* Description of the task:
Start with the line that contains "Write a Python" and end with the line that contains "ax.tick_params(axis='y', pad=6)"; retype those lines and the ones between them exactly, without any pictures.
»»
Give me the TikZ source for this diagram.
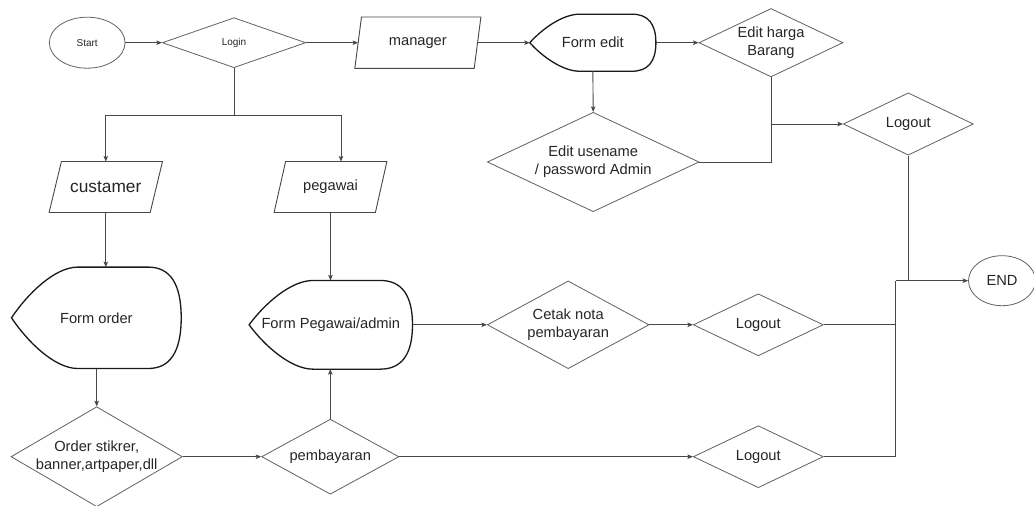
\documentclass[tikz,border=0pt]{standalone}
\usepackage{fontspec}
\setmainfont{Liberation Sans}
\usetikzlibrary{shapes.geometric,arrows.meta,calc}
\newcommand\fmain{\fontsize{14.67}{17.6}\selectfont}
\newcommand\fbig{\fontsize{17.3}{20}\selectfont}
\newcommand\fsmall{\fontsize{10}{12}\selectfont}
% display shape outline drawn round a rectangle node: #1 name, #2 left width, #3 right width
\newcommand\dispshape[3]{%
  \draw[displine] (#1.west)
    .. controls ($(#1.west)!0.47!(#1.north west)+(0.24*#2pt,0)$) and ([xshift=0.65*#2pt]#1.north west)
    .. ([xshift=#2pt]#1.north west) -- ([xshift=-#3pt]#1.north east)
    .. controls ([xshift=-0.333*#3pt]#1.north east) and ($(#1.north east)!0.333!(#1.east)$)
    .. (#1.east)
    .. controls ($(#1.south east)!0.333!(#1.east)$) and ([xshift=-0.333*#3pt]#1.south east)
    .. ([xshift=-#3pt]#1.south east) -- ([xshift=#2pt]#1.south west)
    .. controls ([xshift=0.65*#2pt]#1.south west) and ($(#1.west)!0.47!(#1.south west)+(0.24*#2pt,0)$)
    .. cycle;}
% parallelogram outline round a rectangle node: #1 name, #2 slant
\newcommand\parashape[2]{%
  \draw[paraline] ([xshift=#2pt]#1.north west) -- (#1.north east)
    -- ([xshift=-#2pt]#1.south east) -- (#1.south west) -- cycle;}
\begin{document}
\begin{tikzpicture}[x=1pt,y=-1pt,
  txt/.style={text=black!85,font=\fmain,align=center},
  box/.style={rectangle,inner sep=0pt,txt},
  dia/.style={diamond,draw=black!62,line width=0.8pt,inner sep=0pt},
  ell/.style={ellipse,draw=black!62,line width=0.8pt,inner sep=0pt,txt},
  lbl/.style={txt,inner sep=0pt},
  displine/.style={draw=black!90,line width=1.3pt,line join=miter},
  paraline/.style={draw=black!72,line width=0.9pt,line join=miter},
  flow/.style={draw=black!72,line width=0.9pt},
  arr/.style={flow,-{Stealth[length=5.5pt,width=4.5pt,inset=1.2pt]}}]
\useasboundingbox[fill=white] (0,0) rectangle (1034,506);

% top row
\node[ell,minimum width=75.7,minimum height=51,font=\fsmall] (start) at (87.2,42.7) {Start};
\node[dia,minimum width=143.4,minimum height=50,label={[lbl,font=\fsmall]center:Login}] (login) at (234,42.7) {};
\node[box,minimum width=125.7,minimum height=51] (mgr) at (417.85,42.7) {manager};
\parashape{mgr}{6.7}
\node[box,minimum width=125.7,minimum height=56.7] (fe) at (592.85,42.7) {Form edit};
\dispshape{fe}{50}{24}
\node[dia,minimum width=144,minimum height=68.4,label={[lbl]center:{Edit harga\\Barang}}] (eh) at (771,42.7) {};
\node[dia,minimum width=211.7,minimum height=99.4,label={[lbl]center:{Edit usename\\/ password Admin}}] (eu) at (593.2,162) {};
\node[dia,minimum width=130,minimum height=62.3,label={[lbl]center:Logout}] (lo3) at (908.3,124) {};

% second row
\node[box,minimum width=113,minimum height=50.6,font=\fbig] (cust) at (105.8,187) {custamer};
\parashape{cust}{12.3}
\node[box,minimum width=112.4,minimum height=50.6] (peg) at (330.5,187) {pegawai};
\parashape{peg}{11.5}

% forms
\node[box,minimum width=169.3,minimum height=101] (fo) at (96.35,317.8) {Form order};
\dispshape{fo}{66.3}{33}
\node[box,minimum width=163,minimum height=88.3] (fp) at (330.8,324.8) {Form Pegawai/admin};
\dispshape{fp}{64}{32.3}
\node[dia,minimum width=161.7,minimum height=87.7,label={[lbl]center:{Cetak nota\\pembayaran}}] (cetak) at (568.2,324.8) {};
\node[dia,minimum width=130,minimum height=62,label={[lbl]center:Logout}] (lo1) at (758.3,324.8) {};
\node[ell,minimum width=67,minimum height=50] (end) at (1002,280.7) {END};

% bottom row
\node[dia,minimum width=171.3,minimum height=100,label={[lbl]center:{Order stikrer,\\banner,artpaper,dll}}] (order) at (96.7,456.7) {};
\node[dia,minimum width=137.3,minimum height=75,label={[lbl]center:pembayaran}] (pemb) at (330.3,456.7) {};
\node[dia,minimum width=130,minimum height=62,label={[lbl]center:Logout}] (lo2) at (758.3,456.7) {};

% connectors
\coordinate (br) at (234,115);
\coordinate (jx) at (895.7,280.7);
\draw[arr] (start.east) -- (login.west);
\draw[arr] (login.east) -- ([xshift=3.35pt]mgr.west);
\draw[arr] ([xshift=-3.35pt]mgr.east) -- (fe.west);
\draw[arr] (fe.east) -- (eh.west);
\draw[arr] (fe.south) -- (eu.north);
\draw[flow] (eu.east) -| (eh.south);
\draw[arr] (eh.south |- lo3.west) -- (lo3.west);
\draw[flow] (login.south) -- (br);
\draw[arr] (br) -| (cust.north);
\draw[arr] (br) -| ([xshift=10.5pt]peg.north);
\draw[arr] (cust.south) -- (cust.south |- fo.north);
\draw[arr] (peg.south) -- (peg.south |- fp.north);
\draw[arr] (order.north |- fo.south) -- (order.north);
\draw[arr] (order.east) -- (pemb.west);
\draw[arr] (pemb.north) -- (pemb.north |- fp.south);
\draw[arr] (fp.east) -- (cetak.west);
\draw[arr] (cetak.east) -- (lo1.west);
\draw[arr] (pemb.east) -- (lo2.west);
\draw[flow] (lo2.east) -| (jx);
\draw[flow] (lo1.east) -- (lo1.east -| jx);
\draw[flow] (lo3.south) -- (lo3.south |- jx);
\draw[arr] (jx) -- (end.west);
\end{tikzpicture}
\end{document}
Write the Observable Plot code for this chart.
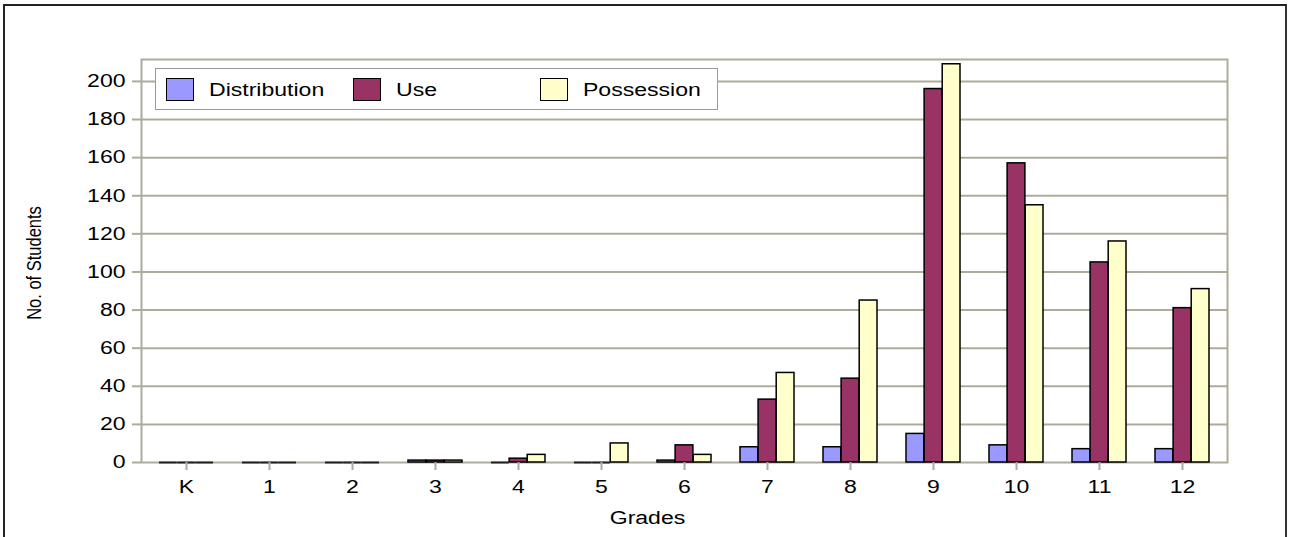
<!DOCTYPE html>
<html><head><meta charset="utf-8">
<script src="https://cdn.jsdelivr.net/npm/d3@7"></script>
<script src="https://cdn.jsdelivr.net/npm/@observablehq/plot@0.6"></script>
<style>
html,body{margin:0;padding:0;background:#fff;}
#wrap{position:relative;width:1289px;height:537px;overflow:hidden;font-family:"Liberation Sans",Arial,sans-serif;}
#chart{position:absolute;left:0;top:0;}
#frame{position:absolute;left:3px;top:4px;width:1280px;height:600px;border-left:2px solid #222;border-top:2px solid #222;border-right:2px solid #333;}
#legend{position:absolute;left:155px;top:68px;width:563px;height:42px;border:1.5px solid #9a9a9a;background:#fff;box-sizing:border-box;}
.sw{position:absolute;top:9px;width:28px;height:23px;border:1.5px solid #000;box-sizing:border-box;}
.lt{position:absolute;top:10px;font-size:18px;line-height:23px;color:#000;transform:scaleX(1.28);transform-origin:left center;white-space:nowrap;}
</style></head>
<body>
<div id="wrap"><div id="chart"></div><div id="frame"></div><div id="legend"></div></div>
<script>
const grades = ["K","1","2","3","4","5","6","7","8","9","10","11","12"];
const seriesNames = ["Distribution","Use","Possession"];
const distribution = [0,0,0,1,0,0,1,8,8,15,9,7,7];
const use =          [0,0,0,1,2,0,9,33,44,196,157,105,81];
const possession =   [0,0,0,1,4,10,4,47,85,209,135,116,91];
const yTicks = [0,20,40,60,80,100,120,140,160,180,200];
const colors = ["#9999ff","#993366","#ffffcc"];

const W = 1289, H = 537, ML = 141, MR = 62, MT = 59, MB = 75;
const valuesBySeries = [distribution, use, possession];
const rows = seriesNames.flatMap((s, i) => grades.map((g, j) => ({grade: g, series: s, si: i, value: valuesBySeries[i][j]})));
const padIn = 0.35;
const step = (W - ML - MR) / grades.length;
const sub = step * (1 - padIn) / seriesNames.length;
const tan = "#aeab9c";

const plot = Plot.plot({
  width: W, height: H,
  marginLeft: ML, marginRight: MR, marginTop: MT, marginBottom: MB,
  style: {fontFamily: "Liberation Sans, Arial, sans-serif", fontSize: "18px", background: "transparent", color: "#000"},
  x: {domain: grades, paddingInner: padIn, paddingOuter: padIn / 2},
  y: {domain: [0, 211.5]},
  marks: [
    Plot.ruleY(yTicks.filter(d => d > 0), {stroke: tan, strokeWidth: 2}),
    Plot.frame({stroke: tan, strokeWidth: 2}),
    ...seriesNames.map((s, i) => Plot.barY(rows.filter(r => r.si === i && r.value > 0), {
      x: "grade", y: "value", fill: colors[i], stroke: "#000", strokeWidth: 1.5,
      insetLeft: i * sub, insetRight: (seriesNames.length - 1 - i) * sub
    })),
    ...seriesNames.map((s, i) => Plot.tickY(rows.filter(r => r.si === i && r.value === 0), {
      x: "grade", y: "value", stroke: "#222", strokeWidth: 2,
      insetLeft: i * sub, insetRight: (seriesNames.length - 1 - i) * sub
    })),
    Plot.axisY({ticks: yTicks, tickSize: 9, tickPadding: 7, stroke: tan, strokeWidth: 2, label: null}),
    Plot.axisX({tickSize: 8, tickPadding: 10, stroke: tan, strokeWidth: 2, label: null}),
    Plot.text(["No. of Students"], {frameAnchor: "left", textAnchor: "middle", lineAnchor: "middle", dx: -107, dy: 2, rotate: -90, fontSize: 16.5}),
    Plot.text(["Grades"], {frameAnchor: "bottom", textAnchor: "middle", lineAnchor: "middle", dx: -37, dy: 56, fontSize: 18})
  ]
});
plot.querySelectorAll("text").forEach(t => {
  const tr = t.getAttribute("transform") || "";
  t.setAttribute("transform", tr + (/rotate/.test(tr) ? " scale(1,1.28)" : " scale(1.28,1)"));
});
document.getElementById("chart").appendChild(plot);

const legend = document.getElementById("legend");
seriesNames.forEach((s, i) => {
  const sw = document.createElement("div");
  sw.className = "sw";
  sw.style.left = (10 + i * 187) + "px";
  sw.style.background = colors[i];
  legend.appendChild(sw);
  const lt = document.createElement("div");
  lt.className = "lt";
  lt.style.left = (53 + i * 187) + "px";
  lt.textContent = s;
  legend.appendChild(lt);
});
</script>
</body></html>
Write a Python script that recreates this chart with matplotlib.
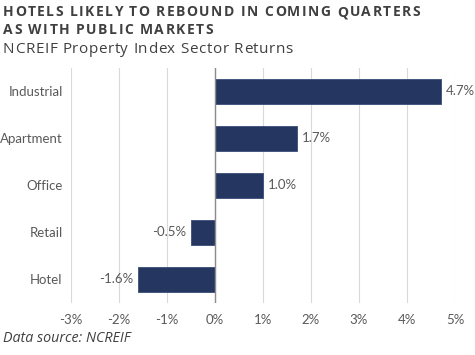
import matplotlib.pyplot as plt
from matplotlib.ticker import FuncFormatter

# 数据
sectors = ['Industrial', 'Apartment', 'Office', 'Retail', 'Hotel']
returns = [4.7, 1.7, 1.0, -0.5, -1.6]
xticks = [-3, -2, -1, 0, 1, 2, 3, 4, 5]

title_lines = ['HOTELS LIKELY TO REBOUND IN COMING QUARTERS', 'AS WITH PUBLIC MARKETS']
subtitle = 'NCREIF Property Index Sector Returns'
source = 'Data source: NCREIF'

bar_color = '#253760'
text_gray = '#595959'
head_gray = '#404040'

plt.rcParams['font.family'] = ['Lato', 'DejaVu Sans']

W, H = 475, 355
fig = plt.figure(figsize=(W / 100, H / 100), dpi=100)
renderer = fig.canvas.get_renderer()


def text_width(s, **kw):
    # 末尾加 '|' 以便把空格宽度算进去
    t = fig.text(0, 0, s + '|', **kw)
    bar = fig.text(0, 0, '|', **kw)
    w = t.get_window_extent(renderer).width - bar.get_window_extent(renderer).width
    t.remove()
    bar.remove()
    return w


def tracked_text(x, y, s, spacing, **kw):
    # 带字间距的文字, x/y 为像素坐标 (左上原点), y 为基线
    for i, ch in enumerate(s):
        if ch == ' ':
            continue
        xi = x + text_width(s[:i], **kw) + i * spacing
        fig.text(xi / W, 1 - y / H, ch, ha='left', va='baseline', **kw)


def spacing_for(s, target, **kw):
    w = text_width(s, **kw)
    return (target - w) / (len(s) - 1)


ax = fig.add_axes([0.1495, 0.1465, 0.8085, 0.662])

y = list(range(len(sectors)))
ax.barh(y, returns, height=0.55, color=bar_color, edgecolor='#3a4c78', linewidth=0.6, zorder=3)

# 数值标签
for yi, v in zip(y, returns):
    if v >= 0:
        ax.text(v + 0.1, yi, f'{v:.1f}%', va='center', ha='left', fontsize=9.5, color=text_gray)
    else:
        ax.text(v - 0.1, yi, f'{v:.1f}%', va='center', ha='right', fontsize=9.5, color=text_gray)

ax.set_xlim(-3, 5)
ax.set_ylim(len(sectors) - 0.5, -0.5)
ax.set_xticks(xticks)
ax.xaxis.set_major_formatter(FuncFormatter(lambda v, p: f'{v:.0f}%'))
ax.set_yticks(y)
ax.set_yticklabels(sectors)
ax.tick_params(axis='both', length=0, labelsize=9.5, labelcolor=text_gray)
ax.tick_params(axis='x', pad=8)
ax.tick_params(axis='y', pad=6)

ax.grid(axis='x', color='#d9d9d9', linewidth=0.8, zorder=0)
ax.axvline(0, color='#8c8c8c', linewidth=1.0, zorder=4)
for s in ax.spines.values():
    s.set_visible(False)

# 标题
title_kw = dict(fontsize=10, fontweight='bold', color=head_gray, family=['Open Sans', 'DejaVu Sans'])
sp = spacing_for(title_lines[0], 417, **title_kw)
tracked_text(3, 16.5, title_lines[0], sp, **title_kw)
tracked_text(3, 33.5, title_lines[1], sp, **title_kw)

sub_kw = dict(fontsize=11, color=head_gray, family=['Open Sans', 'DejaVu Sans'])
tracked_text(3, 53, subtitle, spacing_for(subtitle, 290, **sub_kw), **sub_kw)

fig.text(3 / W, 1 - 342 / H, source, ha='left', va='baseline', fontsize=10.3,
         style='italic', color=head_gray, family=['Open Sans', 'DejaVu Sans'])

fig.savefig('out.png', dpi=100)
««
* Response to this task:
Write a Python script that recreates this chart with matplotlib.
import matplotlib.pyplot as plt
from matplotlib.ticker import FuncFormatter

# 数据
sectors = ['Industrial', 'Apartment', 'Office', 'Retail', 'Hotel']
returns = [4.7, 1.7, 1.0, -0.5, -1.6]
xticks = [-3, -2, -1, 0, 1, 2, 3, 4, 5]

title_lines = ['HOTELS LIKELY TO REBOUND IN COMING QUARTERS', 'AS WITH PUBLIC MARKETS']
subtitle = 'NCREIF Property Index Sector Returns'
source = 'Data source: NCREIF'

bar_color = '#253760'
text_gray = '#595959'
head_gray = '#404040'

plt.rcParams['font.family'] = ['Lato', 'DejaVu Sans']

W, H = 475, 355
fig = plt.figure(figsize=(W / 100, H / 100), dpi=100)
renderer = fig.canvas.get_renderer()


def text_width(s, **kw):
    # 末尾加 '|' 以便把空格宽度算进去
    t = fig.text(0, 0, s + '|', **kw)
    bar = fig.text(0, 0, '|', **kw)
    w = t.get_window_extent(renderer).width - bar.get_window_extent(renderer).width
    t.remove()
    bar.remove()
    return w


def tracked_text(x, y, s, spacing, **kw):
    # 带字间距的文字, x/y 为像素坐标 (左上原点), y 为基线
    for i, ch in enumerate(s):
        if ch == ' ':
            continue
        xi = x + text_width(s[:i], **kw) + i * spacing
        fig.text(xi / W, 1 - y / H, ch, ha='left', va='baseline', **kw)


def spacing_for(s, target, **kw):
    w = text_width(s, **kw)
    return (target - w) / (len(s) - 1)


ax = fig.add_axes([0.1495, 0.1465, 0.8085, 0.662])

y = list(range(len(sectors)))
ax.barh(y, returns, height=0.55, color=bar_color, edgecolor='#3a4c78', linewidth=0.6, zorder=3)

# 数值标签
for yi, v in zip(y, returns):
    if v >= 0:
        ax.text(v + 0.1, yi, f'{v:.1f}%', va='center', ha='left', fontsize=9.5, color=text_gray)
    else:
        ax.text(v - 0.1, yi, f'{v:.1f}%', va='center', ha='right', fontsize=9.5, color=text_gray)

ax.set_xlim(-3, 5)
ax.set_ylim(len(sectors) - 0.5, -0.5)
ax.set_xticks(xticks)
ax.xaxis.set_major_formatter(FuncFormatter(lambda v, p: f'{v:.0f}%'))
ax.set_yticks(y)
ax.set_yticklabels(sectors)
ax.tick_params(axis='both', length=0, labelsize=9.5, labelcolor=text_gray)
ax.tick_params(axis='x', pad=8)
ax.tick_params(axis='y', pad=6)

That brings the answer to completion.